Exactly as written, retype the listing below, omitting the pictures.

━━━━━━━━━━

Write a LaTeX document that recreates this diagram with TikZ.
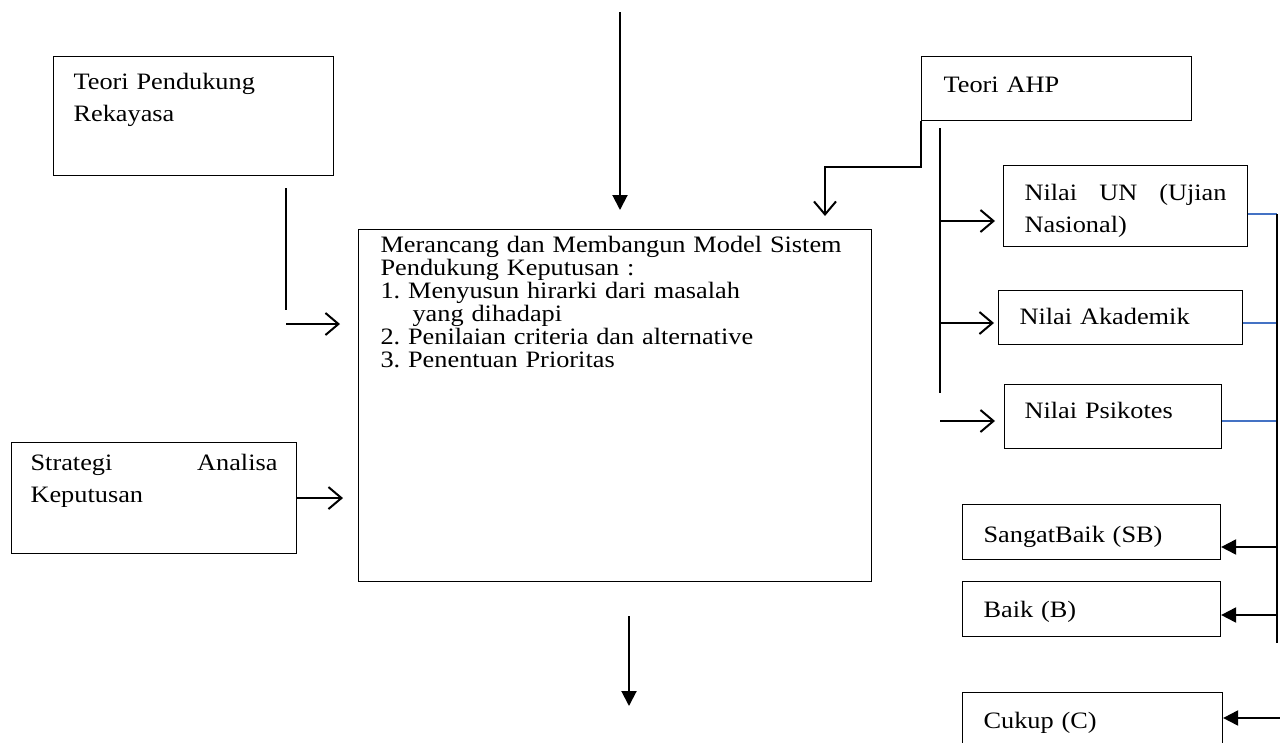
\documentclass[tikz,border=0pt]{standalone}
\usepackage{fontspec}
\setmainfont{Liberation Serif}[FakeStretch=1.12]
\usetikzlibrary{arrows.meta}
\definecolor{lineblue}{RGB}{68,114,196}
\frenchspacing

\begin{document}
\begin{tikzpicture}[
  x=1pt,y=-1pt,
  font=\fontsize{23.5}{32}\selectfont,
  box/.style={draw,line width=1.1pt,anchor=north west,align=left,inner ysep=0pt},
  ln/.style={line width=2pt},
  oarr/.style={-{Straight Barb[length=13pt,width=22pt]},line width=2pt},
  farr/.style={-{Triangle[length=15pt,width=15pt]},line width=2pt},
  bline/.style={draw=lineblue,line width=1.3pt}
]
\path[use as bounding box,clip] (0,0) rectangle (1280,742);
\node[box,inner xsep=20pt,text width=240pt,text height=33pt,text depth=86pt] (teori) at (53,56) {Teori Pendukung\\Rekayasa};
\node[box,inner xsep=22pt,text width=469pt,text height=23pt,text depth=329pt,font=\fontsize{23.5}{23}\selectfont] (main) at (358,229) {Merancang dan Membangun Model Sistem\\Pendukung Keputusan :\\1. Menyusun hirarki dari masalah\\\hspace*{32pt}yang dihadapi\\2. Penilaian criteria dan alternative\\3. Penentuan Prioritas};
\node[box,inner xsep=19pt,text width=247pt,text height=28pt,text depth=83pt] (strategi) at (11,442) {Strategi\hfill Analisa\\Keputusan};
\node[box,inner xsep=22pt,text width=226pt,text height=36pt,text depth=28pt] (ahp) at (921,56) {Teori AHP};
\node[box,inner xsep=21pt,text width=202pt,text height=35pt,text depth=46pt] (un) at (1003,165) {Nilai\hfill UN\hfill (Ujian\\Nasional)};
\node[box,inner xsep=21pt,text width=202pt,text height=34pt,text depth=20pt] (akademik) at (998,290) {Nilai Akademik};
\node[box,inner xsep=20pt,text width=177pt,text height=34pt,text depth=30pt] (psikotes) at (1004,384) {Nilai Psikotes};
\node[box,inner xsep=21pt,text width=216pt,text height=38pt,text depth=17pt] (sb) at (962,504) {SangatBaik (SB)};
\node[box,inner xsep=21pt,text width=216pt,text height=36pt,text depth=19pt] (baik) at (962,581) {Baik (B)};
\node[box,inner xsep=21pt,text width=218pt,text height=36pt,text depth=44pt] (cukup) at (962,692) {Cukup (C)};

\coordinate (in) at (620,12);
\coordinate (out) at (629,706);
\coordinate (t1) at (286,310);
\coordinate (t2) at (286,324);
\coordinate (e1) at (825,167);
\coordinate (b0) at (940,128);
\coordinate (b1) at (940,221);
\coordinate (b2) at (940,323);
\coordinate (b3) at (940,393);
\coordinate (b4) at (940,421);
\coordinate (r1) at (1277,214);
\coordinate (r2) at (1277,323);
\coordinate (r3) at (1277,421);
\coordinate (r4) at (1277,643);
\coordinate (s1) at (1277,547);
\coordinate (s2) at (1277,615);
\coordinate (s3) at (1284,718);

\draw[farr,shorten >=19pt] (in) -- (main.north -| in);
\draw[farr,shorten <=34pt] (main.south -| out) -- (out);
\draw[ln,shorten <=12pt] (teori.south -| t1) -- (t1);
\draw[oarr,shorten >=18pt] (t2) -- (main.west |- t2);
\draw[oarr,shorten >=15pt] (strategi.east) -- (main.west |- strategi.east);
\draw[oarr,shorten >=13pt] (ahp.south west) |- (e1) -- (main.north -| e1);
\draw[ln] (b0) -- (b3);
\draw[oarr,shorten >=8pt] (b1) -- (un.west |- b1);
\draw[oarr,shorten >=4pt] (b2) -- (akademik.west |- b2);
\draw[oarr,shorten >=9pt] (b4) -- (psikotes.west |- b4);
\draw[bline] (un.east |- r1) -- (r1);
\draw[bline] (akademik.east |- r2) -- (r2);
\draw[bline] (psikotes.east |- r3) -- (r3);
\draw[ln] (r1) -- (r4);
\draw[farr] (s1) -- (sb.east |- s1);
\draw[farr] (s2) -- (baik.east |- s2);
\draw[farr] (s3) -- (cukup.east |- s3);
\end{tikzpicture}
\end{document}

━━━━━━━━━━

WRITTEN ANSWER »
Write a LaTeX document that recreates this diagram with TikZ.
\documentclass[tikz,border=0pt]{standalone}
\usepackage{fontspec}
\setmainfont{Liberation Serif}[FakeStretch=1.12]
\usetikzlibrary{arrows.meta}
\definecolor{lineblue}{RGB}{68,114,196}
\frenchspacing

\begin{document}
\begin{tikzpicture}[
  x=1pt,y=-1pt,
  font=\fontsize{23.5}{32}\selectfont,
  box/.style={draw,line width=1.1pt,anchor=north west,align=left,inner ysep=0pt},
  ln/.style={line width=2pt},
  oarr/.style={-{Straight Barb[length=13pt,width=22pt]},line width=2pt},
  farr/.style={-{Triangle[length=15pt,width=15pt]},line width=2pt},
  bline/.style={draw=lineblue,line width=1.3pt}
]
\path[use as bounding box,clip] (0,0) rectangle (1280,742);
\node[box,inner xsep=20pt,text width=240pt,text height=33pt,text depth=86pt] (teori) at (53,56) {Teori Pendukung\\Rekayasa};
\node[box,inner xsep=22pt,text width=469pt,text height=23pt,text depth=329pt,font=\fontsize{23.5}{23}\selectfont] (main) at (358,229) {Merancang dan Membangun Model Sistem\\Pendukung Keputusan :\\1. Menyusun hirarki dari masalah\\\hspace*{32pt}yang dihadapi\\2. Penilaian criteria dan alternative\\3. Penentuan Prioritas};
\node[box,inner xsep=19pt,text width=247pt,text height=28pt,text depth=83pt] (strategi) at (11,442) {Strategi\hfill Analisa\\Keputusan};
\node[box,inner xsep=22pt,text width=226pt,text height=36pt,text depth=28pt] (ahp) at (921,56) {Teori AHP};
\node[box,inner xsep=21pt,text width=202pt,text height=35pt,text depth=46pt] (un) at (1003,165) {Nilai\hfill UN\hfill (Ujian\\Nasional)};
\node[box,inner xsep=21pt,text width=202pt,text height=34pt,text depth=20pt] (akademik) at (998,290) {Nilai Akademik};
\node[box,inner xsep=20pt,text width=177pt,text height=34pt,text depth=30pt] (psikotes) at (1004,384) {Nilai Psikotes};
\node[box,inner xsep=21pt,text width=216pt,text height=38pt,text depth=17pt] (sb) at (962,504) {SangatBaik (SB)};
\node[box,inner xsep=21pt,text width=216pt,text height=36pt,text depth=19pt] (baik) at (962,581) {Baik (B)};
\node[box,inner xsep=21pt,text width=218pt,text height=36pt,text depth=44pt] (cukup) at (962,692) {Cukup (C)};

\coordinate (in) at (620,12);
\coordinate (out) at (629,706);
\coordinate (t1) at (286,310);
\coordinate (t2) at (286,324);
\coordinate (e1) at (825,167);
\coordinate (b0) at (940,128);
\coordinate (b1) at (940,221);
\coordinate (b2) at (940,323);
\coordinate (b3) at (940,393);
\coordinate (b4) at (940,421);
\coordinate (r1) at (1277,214);
\coordinate (r2) at (1277,323);
\coordinate (r3) at (1277,421);
\coordinate (r4) at (1277,643);
\coordinate (s1) at (1277,547);
\coordinate (s2) at (1277,615);
\coordinate (s3) at (1284,718);

\draw[farr,shorten >=19pt] (in) -- (main.north -| in);
\draw[farr,shorten <=34pt] (main.south -| out) -- (out);
\draw[ln,shorten <=12pt] (teori.south -| t1) -- (t1);
\draw[oarr,shorten >=18pt] (t2) -- (main.west |- t2);
\draw[oarr,shorten >=15pt] (strategi.east) -- (main.west |- strategi.east);
\draw[oarr,shorten >=13pt] (ahp.south west) |- (e1) -- (main.north -| e1);
\draw[ln] (b0) -- (b3);
\draw[oarr,shorten >=8pt] (b1) -- (un.west |- b1);
\draw[oarr,shorten >=4pt] (b2) -- (akademik.west |- b2);
\draw[oarr,shorten >=9pt] (b4) -- (psikotes.west |- b4);
\draw[bline] (un.east |- r1) -- (r1);
\draw[bline] (akademik.east |- r2) -- (r2);
\draw[bline] (psikotes.east |- r3) -- (r3);
\draw[ln] (r1) -- (r4);
\draw[farr] (s1) -- (sb.east |- s1);
\draw[farr] (s2) -- (baik.east |- s2);
\draw[farr] (s3) -- (cukup.east |- s3);
\end{tikzpicture}
\end{document}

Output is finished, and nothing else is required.